_WRITTEN PROBLEM:_ Below is a listing to write out in full, exactly as given, without its pictures.
►
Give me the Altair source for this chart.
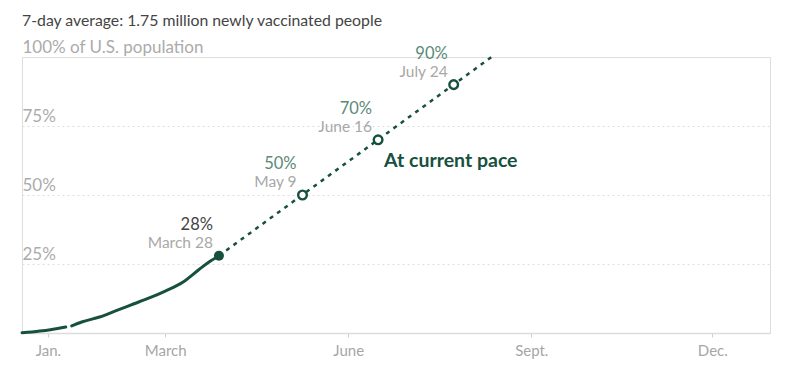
import altair as alt
import pandas as pd

# Actual vaccination share (two segments, a short gap in mid-January)
actual_dates = ["2020-12-19", "2020-12-24", "2020-12-28", "2021-01-03", "2021-01-10",
                "2021-01-13", "2021-01-18", "2021-01-27", "2021-02-05", "2021-02-13",
                "2021-02-21", "2021-03-01", "2021-03-10", "2021-03-18", "2021-03-23",
                "2021-03-28"]
actual_pct = [0.1, 0.4, 0.7, 1.3, 2.2,
              2.6, 4.0, 5.8, 8.3, 10.5,
              12.7, 15.2, 18.5, 23.0, 25.7,
              28.0]
actual_seg = [1, 1, 1, 1, 1,
              2, 2, 2, 2, 2,
              2, 2, 2, 2, 2,
              2]

# Projection at current pace
proj_dates = ["2021-03-28", "2021-08-12"]
proj_pct = [28.0, 100.0]

# Milestones
ms_dates = ["2021-03-28", "2021-05-09", "2021-06-16", "2021-07-24"]
ms_pct = [28, 50, 70, 90]
ms_pct_label = ["28%", "50%", "70%", "90%"]
ms_date_label = ["March 28", "May 9", "June 16", "July 24"]
ms_kind = ["actual", "projected", "projected", "projected"]

# Annotation
note_text = ["At current pace"]
note_date = ["2021-06-19"]
note_pct = [60.0]

x_ticks = ["2021-01-01", "2021-03-01", "2021-06-01", "2021-09-01", "2021-12-01"]
y_ticks = [25, 50, 75, 100]

GREEN = "#17503f"
FONT = "Lato"

actual = pd.DataFrame({"date": actual_dates, "pct": actual_pct, "seg": actual_seg})
proj = pd.DataFrame({"date": proj_dates, "pct": proj_pct})
ms = pd.DataFrame({"date": ms_dates, "pct": ms_pct, "plab": ms_pct_label,
                   "dlab": ms_date_label, "kind": ms_kind})
note = pd.DataFrame({"date": note_date, "pct": note_pct, "text": note_text})

x_scale = alt.Scale(type="utc", domain=["2020-12-19", "2021-12-30"])
y_scale = alt.Scale(domain=[0, 100])

x_enc = alt.X(
    "date:T", scale=x_scale, title=None,
    axis=alt.Axis(
        values=[pd.Timestamp(d).value // 10**6 for d in x_ticks],
        labelExpr="utcmonth(datum.value)==0 ? 'Jan.' : utcmonth(datum.value)==2 ? 'March' : "
                  "utcmonth(datum.value)==5 ? 'June' : utcmonth(datum.value)==8 ? 'Sept.' : 'Dec.'",
        grid=False, domainColor="#dcdcdc", domainWidth=1.5,
        tickColor="#cfcfcf", tickSize=4, labelPadding=6,
        labelColor="#a6a6a6", labelFontSize=15, labelFont=FONT,
    ),
)
y_enc = alt.Y(
    "pct:Q", scale=y_scale, title=None,
    axis=alt.Axis(
        values=y_ticks, domain=False, ticks=False,
        labelExpr="datum.value==100 ? '100% of U.S. population' : datum.value + '%'",
        labelAlign="left", labelPadding=0, labelOffset=-5, labelBaseline="alphabetic",
        labelColor="#ababab", labelFontSize=17, labelFont=FONT, labelLimit=400,
        grid=True, gridColor="#dedede", gridDash=[2, 3], gridWidth=1,
    ),
)

line_actual = alt.Chart(actual).mark_line(
    color=GREEN, strokeWidth=3, strokeCap="round", interpolate="monotone"
).encode(x=x_enc, y=y_enc, detail="seg:N")
line_proj = alt.Chart(proj).mark_line(color=GREEN, strokeWidth=2.5, strokeDash=[4, 5]).encode(
    x="date:T", y="pct:Q"
)
pts_proj = alt.Chart(ms).transform_filter("datum.kind=='projected'").mark_point(
    shape="circle", size=75, filled=True, fill="white", stroke=GREEN, strokeWidth=2.4, opacity=1
).encode(x="date:T", y="pct:Q")
pt_actual = alt.Chart(ms).transform_filter("datum.kind=='actual'").mark_circle(
    size=100, color=GREEN, opacity=1
).encode(x="date:T", y="pct:Q")

plab = alt.Chart(ms).mark_text(align="right", baseline="alphabetic", dx=-6, dy=-26,
                               fontSize=16.5, font=FONT).encode(
    x="date:T", y="pct:Q", text="plab:N",
    color=alt.Color("kind:N", scale=alt.Scale(domain=["actual", "projected"],
                                              range=["#444444", "#5a8a78"]), legend=None),
)
dlab = alt.Chart(ms).mark_text(align="right", baseline="alphabetic", dx=-6, dy=-8,
                               fontSize=15.5, font=FONT, color="#a8a8a8").encode(
    x="date:T", y="pct:Q", text="dlab:N"
)
note_txt = alt.Chart(note).mark_text(align="left", baseline="alphabetic", fontSize=19.5,
                                     fontWeight="bold", font=FONT, color=GREEN).encode(
    x="date:T", y="pct:Q", text="text:N"
)

chart = alt.layer(line_actual, line_proj, pts_proj, pt_actual, plab, dlab, note_txt).properties(
    width=748, height=276,
    padding={"left": 22, "top": 57, "right": 30, "bottom": 45},
    autosize=alt.AutoSizeParams(type="none"),
    title=alt.TitleParams(
        text="7-day average: 1.75 million newly vaccinated people",
        anchor="start", frame="group", orient="top", offset=11, dy=15, baseline="alphabetic",
        fontSize=15.8, font=FONT, fontWeight="normal", color="#444444",
    ),
).configure_view(strokeWidth=0).configure(background="white")

chart.save("out.html", embed_options={"renderer": "svg", "actions": False})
◄
_SOLUTION:_
Give me the Altair source for this chart.
import altair as alt
import pandas as pd

# Actual vaccination share (two segments, a short gap in mid-January)
actual_dates = ["2020-12-19", "2020-12-24", "2020-12-28", "2021-01-03", "2021-01-10",
                "2021-01-13", "2021-01-18", "2021-01-27", "2021-02-05", "2021-02-13",
                "2021-02-21", "2021-03-01", "2021-03-10", "2021-03-18", "2021-03-23",
                "2021-03-28"]
actual_pct = [0.1, 0.4, 0.7, 1.3, 2.2,
              2.6, 4.0, 5.8, 8.3, 10.5,
              12.7, 15.2, 18.5, 23.0, 25.7,
              28.0]
actual_seg = [1, 1, 1, 1, 1,
              2, 2, 2, 2, 2,
              2, 2, 2, 2, 2,
              2]

# Projection at current pace
proj_dates = ["2021-03-28", "2021-08-12"]
proj_pct = [28.0, 100.0]

# Milestones
ms_dates = ["2021-03-28", "2021-05-09", "2021-06-16", "2021-07-24"]
ms_pct = [28, 50, 70, 90]
ms_pct_label = ["28%", "50%", "70%", "90%"]
ms_date_label = ["March 28", "May 9", "June 16", "July 24"]
ms_kind = ["actual", "projected", "projected", "projected"]

# Annotation
note_text = ["At current pace"]
note_date = ["2021-06-19"]
note_pct = [60.0]

x_ticks = ["2021-01-01", "2021-03-01", "2021-06-01", "2021-09-01", "2021-12-01"]
y_ticks = [25, 50, 75, 100]

GREEN = "#17503f"
FONT = "Lato"

actual = pd.DataFrame({"date": actual_dates, "pct": actual_pct, "seg": actual_seg})
proj = pd.DataFrame({"date": proj_dates, "pct": proj_pct})
ms = pd.DataFrame({"date": ms_dates, "pct": ms_pct, "plab": ms_pct_label,
                   "dlab": ms_date_label, "kind": ms_kind})
note = pd.DataFrame({"date": note_date, "pct": note_pct, "text": note_text})

x_scale = alt.Scale(type="utc", domain=["2020-12-19", "2021-12-30"])
y_scale = alt.Scale(domain=[0, 100])

x_enc = alt.X(
    "date:T", scale=x_scale, title=None,
    axis=alt.Axis(
        values=[pd.Timestamp(d).value // 10**6 for d in x_ticks],
        labelExpr="utcmonth(datum.value)==0 ? 'Jan.' : utcmonth(datum.value)==2 ? 'March' : "
                  "utcmonth(datum.value)==5 ? 'June' : utcmonth(datum.value)==8 ? 'Sept.' : 'Dec.'",
        grid=False, domainColor="#dcdcdc", domainWidth=1.5,
        tickColor="#cfcfcf", tickSize=4, labelPadding=6,
        labelColor="#a6a6a6", labelFontSize=15, labelFont=FONT,
    ),
)
y_enc = alt.Y(
    "pct:Q", scale=y_scale, title=None,
    axis=alt.Axis(
        values=y_ticks, domain=False, ticks=False,
        labelExpr="datum.value==100 ? '100% of U.S. population' : datum.value + '%'",
        labelAlign="left", labelPadding=0, labelOffset=-5, labelBaseline="alphabetic",
        labelColor="#ababab", labelFontSize=17, labelFont=FONT, labelLimit=400,
        grid=True, gridColor="#dedede", gridDash=[2, 3], gridWidth=1,
    ),
)

line_actual = alt.Chart(actual).mark_line(
    color=GREEN, strokeWidth=3, strokeCap="round", interpolate="monotone"
).encode(x=x_enc, y=y_enc, detail="seg:N")
line_proj = alt.Chart(proj).mark_line(color=GREEN, strokeWidth=2.5, strokeDash=[4, 5]).encode(
    x="date:T", y="pct:Q"
)
pts_proj = alt.Chart(ms).transform_filter("datum.kind=='projected'").mark_point(
    shape="circle", size=75, filled=True, fill="white", stroke=GREEN, strokeWidth=2.4, opacity=1
).encode(x="date:T", y="pct:Q")
pt_actual = alt.Chart(ms).transform_filter("datum.kind=='actual'").mark_circle(
    size=100, color=GREEN, opacity=1
).encode(x="date:T", y="pct:Q")

plab = alt.Chart(ms).mark_text(align="right", baseline="alphabetic", dx=-6, dy=-26,
                               fontSize=16.5, font=FONT).encode(
    x="date:T", y="pct:Q", text="plab:N",
    color=alt.Color("kind:N", scale=alt.Scale(domain=["actual", "projected"],
                                              range=["#444444", "#5a8a78"]), legend=None),
)
dlab = alt.Chart(ms).mark_text(align="right", baseline="alphabetic", dx=-6, dy=-8,
                               fontSize=15.5, font=FONT, color="#a8a8a8").encode(
    x="date:T", y="pct:Q", text="dlab:N"
)
note_txt = alt.Chart(note).mark_text(align="left", baseline="alphabetic", fontSize=19.5,
                                     fontWeight="bold", font=FONT, color=GREEN).encode(
    x="date:T", y="pct:Q", text="text:N"
)

chart = alt.layer(line_actual, line_proj, pts_proj, pt_actual, plab, dlab, note_txt).properties(
    width=748, height=276,
    padding={"left": 22, "top": 57, "right": 30, "bottom": 45},
    autosize=alt.AutoSizeParams(type="none"),
    title=alt.TitleParams(
        text="7-day average: 1.75 million newly vaccinated people",
        anchor="start", frame="group", orient="top", offset=11, dy=15, baseline="alphabetic",
        fontSize=15.8, font=FONT, fontWeight="normal", color="#444444",
    ),
).configure_view(strokeWidth=0).configure(background="white")

chart.save("out.html", embed_options={"renderer": "svg", "actions": False})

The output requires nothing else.